Doppio Spot (Preambolo)

Parte I – I “fondamentali”

1 - Beni § Servizi

2 - L’anima del sistema

3 – L’informazione-mercato

4 – I servizi-merce

Parte II – I fatti

1 – Globalizzati

2 – Il capitale di sempre?

3 – Il fallimento della sostenibilità

4 – L’inquinamento sociale

5 – Il dolore degli altri

6 - Liberazione a rischio

7 - L’artificializzazione del mondo

8 – I consumi e la guerra

9 – I conti sbagliati

Parte III – Le domande

1 - Il modello mancante

2 – Una crisi diversa

3 – Vecchie sinistre

4 – L’insostenibile crescita

Parte IV – Risposte?

1 – Quali valori

2 – L’accumulazione sociale

3 – Il mondo

4 – Forse l’Europa

Doppio spot ( Preambolo)

“Interrompiamo per qualche minuto di pubblicità,” annuncia il conduttore. E allo schianto delle Twin towers, indefinitamente riproposto e sempre inesorabilmente portatore della stessa carica di insopportabile tragedia, succede una levigata ragazza golosamente intenta a succhiare un cono gelato.
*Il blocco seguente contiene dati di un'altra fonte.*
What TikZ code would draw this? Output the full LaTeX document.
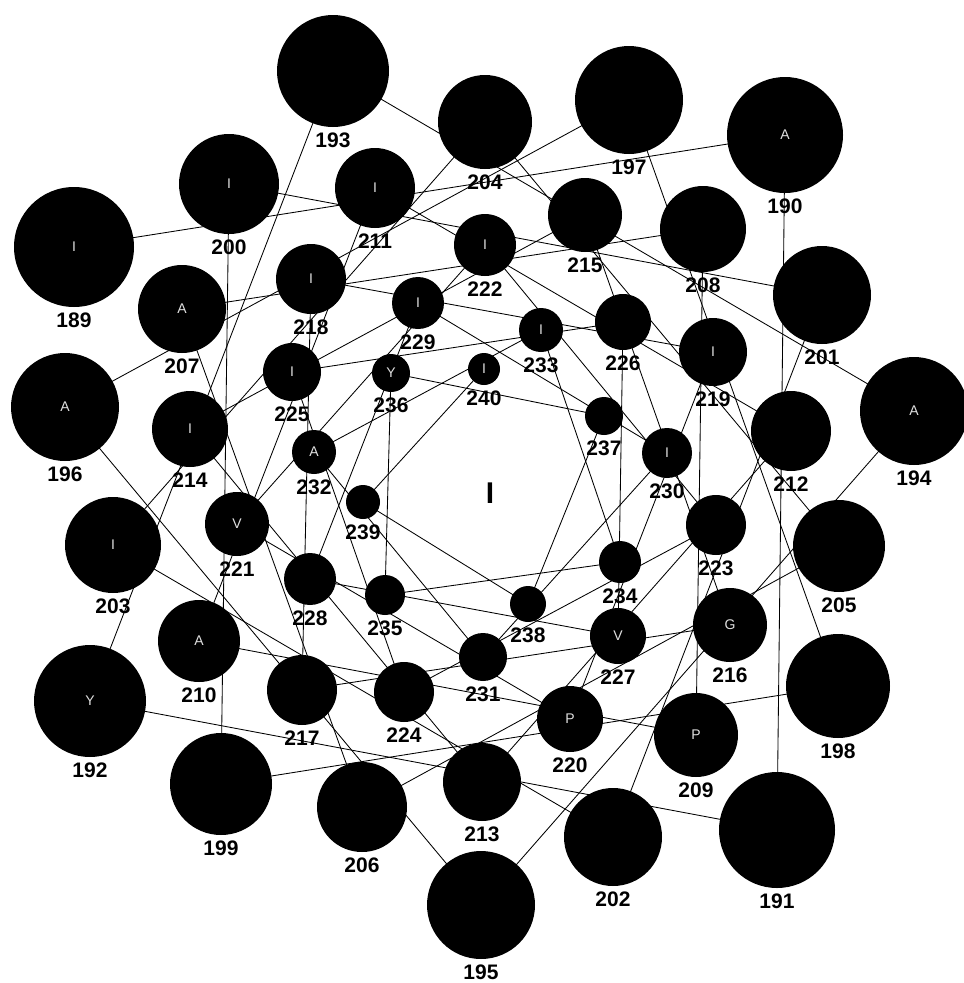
\documentclass[tikz,border=0pt]{standalone}
\usepackage{fontspec}
\setmainfont{Liberation Sans}
\pgfdeclarelayer{back}
\pgfdeclarelayer{lines}
\pgfsetlayers{back,lines,main}
\tikzset{
  res/.style={circle, fill=black, draw=none, inner sep=0pt, text=white!88!black,
    font=\fontsize{14}{14}\selectfont},
  lbl/.style={font=\bfseries\fontsize{21}{21}\selectfont, inner sep=0pt, text=black},
  conn/.style={draw=black, line width=0.85pt},
}
\begin{document}
\begin{tikzpicture}[x=1pt,y=-1pt]
\useasboundingbox (0,0) rectangle (964,983);
\begin{pgfonlayer}{back}
\fill[white] (0,0) rectangle (964,983);
\end{pgfonlayer}
\foreach \n/\x/\y/\r/\l in {
189/74/247/60/I, 190/785/135/58/A, 191/777/830/58/{}, 192/90/701/56/Y,
193/333/71/56/{}, 194/914/411/54/A, 195/481/905/54/{}, 196/65/407/54/A,
197/629/100/54/{}, 198/838/686/52/{}, 199/221/784/51/{}, 200/229/184/50/I,
201/822/295/49/{}, 202/613/837/49/{}, 203/113/545/48/I, 204/485/122/47/{},
205/839/546/46/{}, 206/362/807/45/{}, 207/182/309/44/A, 208/703/229/43/{},
209/696/735/42/P, 210/199/641/41/A, 211/375/188/40/I, 212/791/431/40/{},
213/482/782/39/{}, 214/190/429/38/I, 215/585/215/37/{}, 216/730/625/37/G,
217/302/690/35/{}, 218/311/279/35/I, 219/713/352/34/I, 220/570/719/33/P,
221/237/524/32/V, 222/485/245/31/I, 223/716/525/30/{}, 224/404/692/30/{},
225/292/372/29/I, 226/623/322/28/{}, 227/618/636/28/V, 228/310/579/26/{},
229/418/303/26/I, 230/667/453/25/I, 231/483/657/24/{}, 232/314/452/22/A,
233/541/330/22/I, 234/620/562/21/{}, 235/385/595/20/{}, 236/391/373/19/Y,
237/604/416/19/{}, 238/528/604/18/{}, 239/363/502/17/{}, 240/484/369/16/I}
{
  \pgfmathsetmacro\d{2*\r}
  \node[res, minimum size=\d pt] (n\n) at (\x,\y) {\l};
  \node[lbl] (l\n) at (\x,{\y+\r+13}) {\n};
}
\begin{pgfonlayer}{lines}
\foreach \i in {189,...,239}{
  \pgfmathtruncatemacro\j{\i+1}
  \draw[conn] (n\i.center) -- (n\j.center);
}
\end{pgfonlayer}
\node[font=\bfseries\fontsize{30}{30}\selectfont, inner sep=0pt] (core) at (490,493) {I};
\end{tikzpicture}
\end{document}
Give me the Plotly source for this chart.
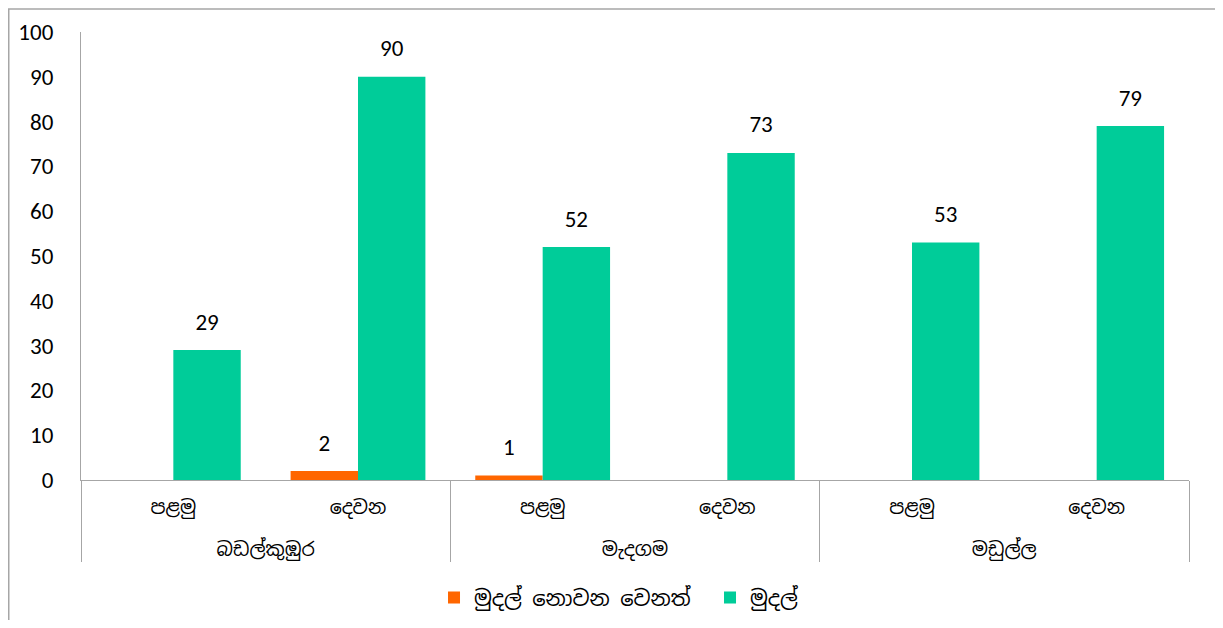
import plotly.graph_objects as go

groups = ["බඩල්කුඹුර", "බඩල්කුඹුර", "මැදගම", "මැදගම", "මඩුල්ල", "මඩුල්ල"]
subs = ["පළමු", "දෙවන", "පළමු", "දෙවන", "පළමු", "දෙවන"]
series_names = ["මුදල් නොවන වෙනත්", "මුදල්"]
non_money = [0, 2, 1, 0, 0, 0]
money = [29, 90, 52, 73, 53, 79]
y_ticks = list(range(0, 101, 10))

colors = ["#FF6600", "#00CC99"]
num_font = "Carlito, Calibri, Lato, sans-serif"
sin_font = "'Iskoola Pota', 'Noto Sans Sinhala', 'Noto Serif Sinhala', sans-serif"

# second level of the category axis pushed down one line (as in the original layout)
group_labels = ["<br>" + g for g in groups]

fig = go.Figure()
for name, vals, col in zip(series_names, [non_money, money], colors):
    fig.add_trace(go.Bar(
        x=[group_labels, subs], y=vals, name=name,
        marker=dict(color=col, line=dict(width=0)),
    ))
for name, vals in zip(series_names, [non_money, money]):
    fig.add_trace(go.Scatter(
        x=[group_labels, subs], y=vals, mode="markers+text", name=name,
        marker=dict(size=22, opacity=0, color="white"),
        text=[str(v) if v > 0 else "" for v in vals], textposition="top center",
        textfont=dict(size=23, color="#000000", family=num_font),
        showlegend=False, hoverinfo="skip", cliponaxis=False,
    ))

# page body adds an 8px offset; figure sized to fit the 1223x628 window
W, H = 1207, 612
ml, mr, mt, mb = 73, 26, 24, 140
pw, ph = W - ml - mr, H - mt - mb

fig.update_layout(
    width=W, height=H, barmode="group", bargap=0.27, bargroupgap=0,
    scattermode="group", scattergap=0.27,
    margin=dict(l=ml, r=mr, t=mt, b=mb, autoexpand=False),
    paper_bgcolor="white", plot_bgcolor="white",
    font=dict(family=sin_font, size=19, color="#000000"),
    showlegend=True,
    legend=dict(orientation="h", x=0.3186, xanchor="left", y=-0.263, yanchor="middle",
                font=dict(size=21, family=sin_font), itemwidth=30, traceorder="normal",
                entrywidth=231, entrywidthmode="pixels"),
    xaxis=dict(type="multicategory", showline=True, linecolor="#A6A6A6", linewidth=1.2,
               showdividers=True, dividercolor="#A6A6A6", dividerwidth=1.2,
               tickfont=dict(size=19, family=sin_font), showgrid=False, ticks="",
               ticklabelstandoff=10, automargin=False),
    yaxis=dict(range=[0, 100], tickvals=y_ticks, showline=True, linecolor="#A6A6A6",
               linewidth=1.2, showgrid=False, zeroline=False, ticks="",
               ticklabelstandoff=22, tickfont=dict(size=23, family=num_font),
               automargin=False),
)

fig.add_shape(type="rect", xref="paper", yref="paper",
              x0=(0.75 - ml) / pw, x1=(1400 - ml) / pw,
              y0=(mt + ph - 800) / ph, y1=1 + (mt - 1) / ph,
              line=dict(color="#A6A6A6", width=1.5), fillcolor="rgba(0,0,0,0)", layer="below")

fig.write_html("out.html")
Allo strazio di cadaveri e di viventi fatti a pezzi segue il gruppo gioiosamente ciarlero di un villaggio-vacanza, la desolazione di miserabili capanne in macerie dà spazio alla giovanissima coppia abbracciata in groppa a un motorino, il lutto di gente in fuga da ordigni mortali stacca su una bellissima pronta al fascino di una superveloce iperaccessoriata automobile e del suo possessore. La guerra cede alla felicità del consumo. L’ottimismo facile e dozzinale del mercato si alterna all’apocalisse.

E’ accaduto dall’11 settembre in poi, e continua ad accadere, da noi e dovunque, in tv pubbliche semipubbliche private. A volte senza neppure l’annuncio dell’ interruzione pubblicitaria. Come sempre d’altronde: spezzare un film un telegiornale un concerto un dibattito politico con lunghi intervalli di promozione commerciale è stata ed è la regola, e non vuole esitazioni nè pudori. Quella data che a giudizio di tutti avrebbe cambiato il mondo e la storia, e che senza dubbio non poche cose ha cambiato, non ha spostato minimamente la supremazia della merce. Sui televisori di tutto il pianeta continuano a scorrere in sequenza immediata immagini violentemente dissonanti. Nella disattenzione generale, o piuttosto nell’assuefazione a un mezzo che omologa tutti i messaggi, ci raggiunge la rappresentazione di una realtà scissa in due facce opposte ma in sostanza equivalenti, quasi i due termini di un’endiadi, in una sorta di narrazione allegorica, addirittura una metafora, della nostra realtà. Dopotutto perché mai separare merci e guerra? Non sono merci anche le armi? E non è la guerra il luogo del loro consumo?

La domanda mi era presente fin dal primo abbozzo di queste pagine destinate alla riflessione su un tema che senza retorica può definirsi “l’impero delle merci”. Ma dopo l’11 settembre mi si è posta sempre più perentoria, fino a situarsi al centro della materia, e a dettarne una lettura forse di radicale pessimismo, ma temo non lontana dalla verità.